Political reactionaries and orthodox Catholics are often accused of engaging in nostalgia for the Middle Ages. The accusation is peculiar, for similar reasons as the accusation that American conservatives are nostalgic for the 1950s. Insofar as the Catholic prefers the Middle Ages for its religion, or the monarchist and neofeudalist prefer it for its social organization, or the European (French, English, etc) nationalist honors it for giving birth to his country, such a person is not indulging in nostalgia, but acting on loyalty to a universal principle or a living people. What’s more, genuine nostalgia for the Middle Ages, just like nostalgia for the 1950’s, is quite widespread, and not only among Catholics or on the Right. This manifests itself in popular culture as a fascination with fantasy and fairy tales, of knights, castles, witches, wizards, fire-breathing dragons, palace intrigue, beautiful princesses in distress, jolly friars, peasant simplicity, King Arthur, Merlin, Robin Hood, Rapunzel, and Briar Rose. Of course, such reveries are hardly a faithful picture of the Middle Ages, but they are imagined in at least vaguely medieval settings. It is this medieval nostalgia, that of popular fantasy, and not the principled approval of Catholic monarchists, that I wish to consider.
There is no shortage of people who regard any positive sentiment toward the Middle Ages as foolishness. The main criticisms of medieval times are that 1) it was an awful time to be alive, a time of violence, poverty, and injustice, and 2) it was a culturally sterile time, making no significant contribution to literature, art, or science. The criticisms are independent, and there are historians who dispute one or both of them. However, even if it were true that the Middle Ages were a millennium of time wasted on violence and superstition, acknowledging this would not dampen their hold on our imagination, which was never drawn to this time by the thought of cultural achievement or admirable economic arrangements to begin with.
Americans in particular can understand the romance of the Middle Ages, because it is like our own romantic attachment to the Wild West. The Middle Ages was the Wild West of Europe, a time of weak central government, in which resulting anarchy great acts of heroism and villainy were possible, and the safety of the innocent might depend on the courage and martial prowess of one man. Nostalgia for the Middle Ages, if that’s what it is, certainly doesn’t idealize the Middle Ages. If anything, it would prefer to exaggerate how violent and chaotic they were, just as Western movies no doubt exaggerate how violent day-to-day life was during the early settlement of western America.

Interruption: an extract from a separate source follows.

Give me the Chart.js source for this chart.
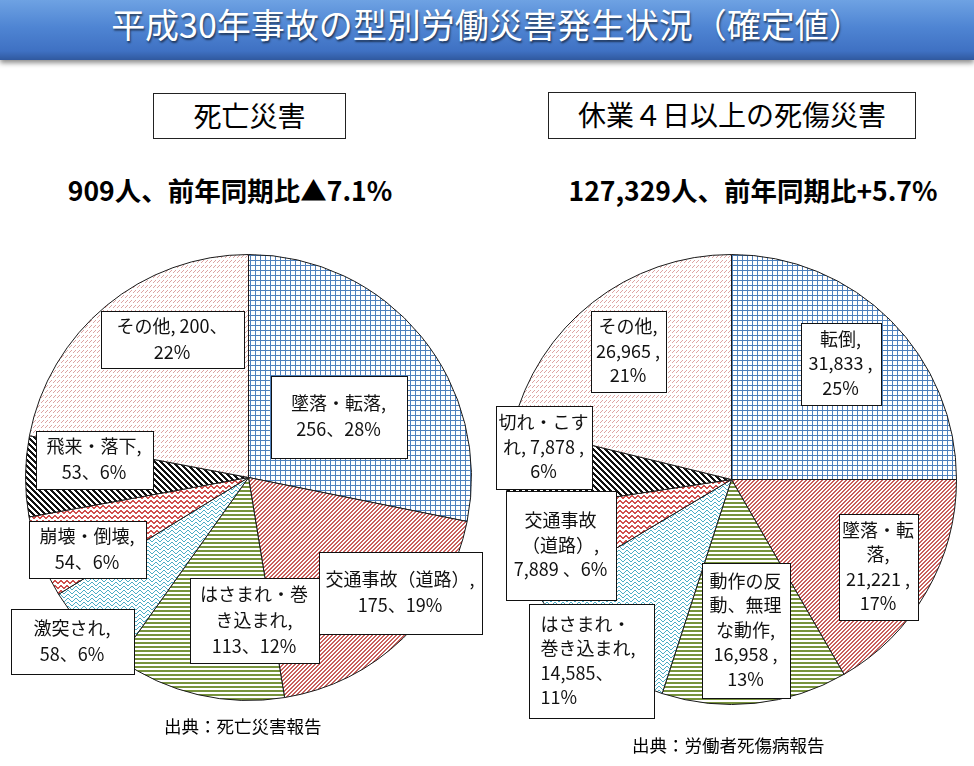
<!DOCTYPE html>
<html><head><meta charset="utf-8">
<script src="https://cdn.jsdelivr.net/npm/chart.js@4.4.1/dist/chart.umd.min.js"></script>
<style>
html,body{margin:0;padding:0;background:#fff;}
#page{position:relative;width:974px;height:766px;overflow:hidden;font-family:"Noto Sans CJK JP",sans-serif;color:#000;}
#banner{position:absolute;left:0;top:0;width:974px;height:60px;background:linear-gradient(#6ea2e3 0%,#4f85d3 45%,#3f71c3 85%,#30599f 100%);box-shadow:0 3px 5px rgba(0,0,0,.45);}
#title{position:absolute;left:0;top:0;width:974px;height:56px;line-height:48px;text-align:center;color:#fff;font-size:34px;text-shadow:1px 2px 2px rgba(0,0,0,.55);}
.hbox{position:absolute;border:1px solid #222;background:#fff;text-align:center;font-size:28px;box-sizing:border-box;}
.bold{position:absolute;font-weight:bold;font-size:26.5px;text-align:center;white-space:nowrap;}
.src{position:absolute;font-size:17.5px;white-space:nowrap;}
canvas{position:absolute;}
</style></head>
<body><div id="page">
<div id="banner"></div>
<div id="title">平成30年事故の型別労働災害発生状況（確定値）</div>
<div class="hbox" style="left:153px;top:93px;width:193px;height:46px;line-height:42px;">死亡災害</div>
<div class="hbox" style="left:548px;top:92px;width:368px;height:47px;line-height:43px;">休業４日以上の死傷災害</div>
<div class="bold" id="sumL" style="left:30px;top:170px;width:400px;"></div>
<div class="bold" id="sumR" style="left:553px;top:170px;width:400px;"></div>
<canvas id="cL" width="487" height="536" style="left:0;top:230px;"></canvas>
<canvas id="cR" width="487" height="536" style="left:487px;top:230px;"></canvas>
<div class="src" style="left:164px;top:713px;">出典：死亡災害報告</div>
<div class="src" style="left:632px;top:732px;">出典：労働者死傷病報告</div>
</div>
<script>
// ---- data ----
const fatalCategories = ['墜落・転落','交通事故（道路）','はさまれ・巻き込まれ','激突され','崩壊・倒壊','飛来・落下','その他'];
const fatalValues = [256, 175, 113, 58, 54, 53, 200];
const fatalTotal = 909;
const fatalChange = '▲7.1%';

const injuryCategories = ['転倒','墜落・転落','動作の反動、無理な動作','はさまれ・巻き込まれ','交通事故（道路）','切れ・こすれ','その他'];
const injuryValues = [31833, 21221, 16958, 14585, 7889, 7878, 26965];
const injuryTotal = 127329;
const injuryChange = '+5.7%';

document.getElementById('sumL').textContent = fatalTotal + '人、前年同期比' + fatalChange;
document.getElementById('sumR').textContent = injuryTotal.toLocaleString('en-US') + '人、前年同期比' + injuryChange;

// ---- patterns ----
function tile(w, h, color, fn) {
  const c = document.createElement('canvas'); c.width = w; c.height = h;
  const x = c.getContext('2d');
  x.fillStyle = '#fff'; x.fillRect(0, 0, w, h);
  x.fillStyle = color;
  for (let j = 0; j < h; j++) for (let i = 0; i < w; i++) if (fn(i, j)) x.fillRect(i, j, 1, 1);
  return x.createPattern(c, 'repeat');
}
const P = {
  grid: tile(5, 5, '#4f81bd', (i, j) => i === 0 || j === 0),
  redDiag: tile(4, 4, '#c9605d', (i, j) => (i + j) % 4 < 2),
  green: tile(1, 4, '#77933c', (i, j) => j % 4 < 2),
  teal: tile(8, 4, '#4bacc6', (i, j) => { const y = i < 4 ? 3 - i : i - 4; return j === y; }),
  wave: tile(6, 5, '#d0504d', (i, j) => { const ys = [0, 0, 1, 2, 2, 1]; return j === ys[i] || j === ys[i] + 1; }),
  black: tile(6, 6, '#111', (i, j) => ((i - j) % 6 + 6) % 6 < 3),
  pink: tile(4, 5, '#dca3a2', (i, j) => (i === 3 && j === 0) || (i === 2 && j === 1) || (i === 1 && j === 2))
};

// ---- label boxes plugin ----
const boxPlugin = {
  id: 'boxes',
  afterDatasetsDraw(chart, args, opts) {
    const ctx = chart.ctx;
    const meta = chart.getDatasetMeta(0);
    const ds = chart.data.datasets[0];
    const total = ds.data.reduce((a, b) => a + b, 0);
    ctx.save();
    meta.data.forEach((arc, i) => {
      const L = opts.layout[i];
      const k = arc.outerRadius / opts.refR;
      const cx = arc.x + L.dx * k, cy = arc.y + L.dy * k;
      const w = L.w * k, h = L.h * k;
      const x0 = Math.round(cx - w / 2) + 0.5, y0 = Math.round(cy - h / 2) + 0.5;
      ctx.fillStyle = '#fff';
      ctx.fillRect(x0, y0, Math.round(w), Math.round(h));
      ctx.strokeStyle = '#111'; ctx.lineWidth = 1;
      ctx.strokeRect(x0, y0, Math.round(w), Math.round(h));
      const name = chart.data.labels[i];
      const cuts = [0].concat(L.nb || [], [name.length]);
      const pieces = [];
      for (let c = 0; c < cuts.length - 1; c++) pieces.push(name.slice(cuts[c], cuts[c + 1]));
      const v = ds.data[i];
      const pct = Math.round(v / total * 100);
      let txt = L.tpl.replace('{v}', opts.fmt(v)).replace('{p}', pct);
      pieces.forEach((p, n) => { txt = txt.replace('{' + n + '}', p); });
      const lines = txt.split('\n');
      ctx.font = opts.fontSize + 'px "Noto Sans CJK JP", sans-serif';
      ctx.fillStyle = '#111';
      ctx.textBaseline = 'middle';
      lines.forEach((ln, n) => {
        const y = cy + (n - (lines.length - 1) / 2) * opts.lineHeight;
        if (L.left) { ctx.textAlign = 'left'; ctx.fillText(ln, x0 + 11, y); }
        else { ctx.textAlign = 'center'; ctx.fillText(ln, cx, y); }
      });
    });
    ctx.restore();
  }
};

const fatalLayout = [
  {dx: 90, dy: -61, w: 136, h: 82, tpl: '{0},\n{v}、{p}%'},
  {dx: 151.5, dy: 115, w: 163, h: 82, tpl: '{0},\n{v}、{p}%'},
  {dx: 5.5, dy: 142.5, w: 129, h: 85, nb: [6], tpl: '{0}\n{1},\n{v}、{p}%'},
  {dx: -176.5, dy: 163.5, w: 123, h: 65, tpl: '{0},\n{v}、{p}%'},
  {dx: -161.5, dy: 71.5, w: 117, h: 57, tpl: '{0},\n{v}、{p}%'},
  {dx: -154.5, dy: -18, w: 117, h: 58, tpl: '{0},\n{v}、{p}%'},
  {dx: -76.5, dy: -138.5, w: 143, h: 57, tpl: '{0}, {v}、\n{p}%'}
];
const injuryLayout = [
  {dx: 109, dy: -116, w: 80, h: 82, tpl: '{0},\n{v} ,\n{p}%'},
  {dx: 146.5, dy: 87, w: 79, h: 106, nb: [4], tpl: '{0}\n{1},\n{v} ,\n{p}%'},
  {dx: 14, dy: 150.5, w: 88, h: 135, nb: [4, 8], tpl: '{0}\n{1}\n{2},\n{v} ,\n{p}%'},
  {dx: -140.5, dy: 181, w: 125, h: 114, nb: [5], left: true, tpl: '{0}\n{1},\n{v}、\n{p}%'},
  {dx: -171, dy: 65.5, w: 110, h: 109, nb: [4], tpl: '{0}\n{1},\n{v} 、{p}%'},
  {dx: -188, dy: -32.5, w: 96, h: 83, nb: [5], tpl: '{0}\n{1}, {v} ,\n{p}%'},
  {dx: -103.5, dy: -128.5, w: 75, h: 81, tpl: '{0},\n{v} ,\n{p}%'}
];

function makePie(id, labels, values, fills, layout, refR, pad, fmt, lh) {
  new Chart(document.getElementById(id), {
    type: 'pie',
    data: {labels: labels, datasets: [{data: values, backgroundColor: fills, borderColor: '#1a1a1a', borderWidth: 1}]},
    options: {
      responsive: false, animation: false, devicePixelRatio: 1,
      layout: {padding: pad},
      plugins: {legend: {display: false}, tooltip: {enabled: false},
        boxes: {layout: layout, refR: refR, fmt: fmt, fontSize: 18, lineHeight: lh}}
    },
    plugins: [boxPlugin]
  });
}
makePie('cL', fatalCategories, fatalValues,
  [P.grid, P.redDiag, P.green, P.teal, P.wave, P.black, P.pink],
  fatalLayout, 223, {left: 25, right: 15, top: 24, bottom: 65}, v => String(v), 26);
makePie('cR', injuryCategories, injuryValues,
  [P.grid, P.redDiag, P.green, P.teal, P.wave, P.black, P.pink],
  injuryLayout, 225, {left: 19, right: 17, top: 24, bottom: 61}, v => v.toLocaleString('en-US'), 24.5);
</script>
</body></html>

Drama and excitement are part of the appeal of Wild Wests, but there is another part, which is the real reason for hostility to the Middle Ages. Each people particularly cherishes the memory of its own Wild West, far more even than the memory of its own Lost Golden Age. (Does Western Civilization even have a Lost Golden Age? There are ages we admire for their accomplishments or heroism, but is there any time during which we like to imagine all was basically right under heaven?) A people sees the characters of its Wild West as revelations of that people’s character. Americans are still cowboys at heart, underneath the constraints of civilization, or at least so we like to imagine. Medieval kings, princesses, and wizards have a special appeal to Europeans and the European diaspora as revelations of the European spirit, still living underneath our science and ubiquitous social control. The things we are supposed to approve–science, democracy, bureaucracy–are forms that can be adapted by any people; the stories of how we were before we had those forms are stories of us in ourselves.
Thus the hostility to any fond remembrance of the Middle Ages, and the desire to destroy or de-Europeanize fantasy and fairy tales. They are a sign that we Europeans don’t yet entirely hate ourselves.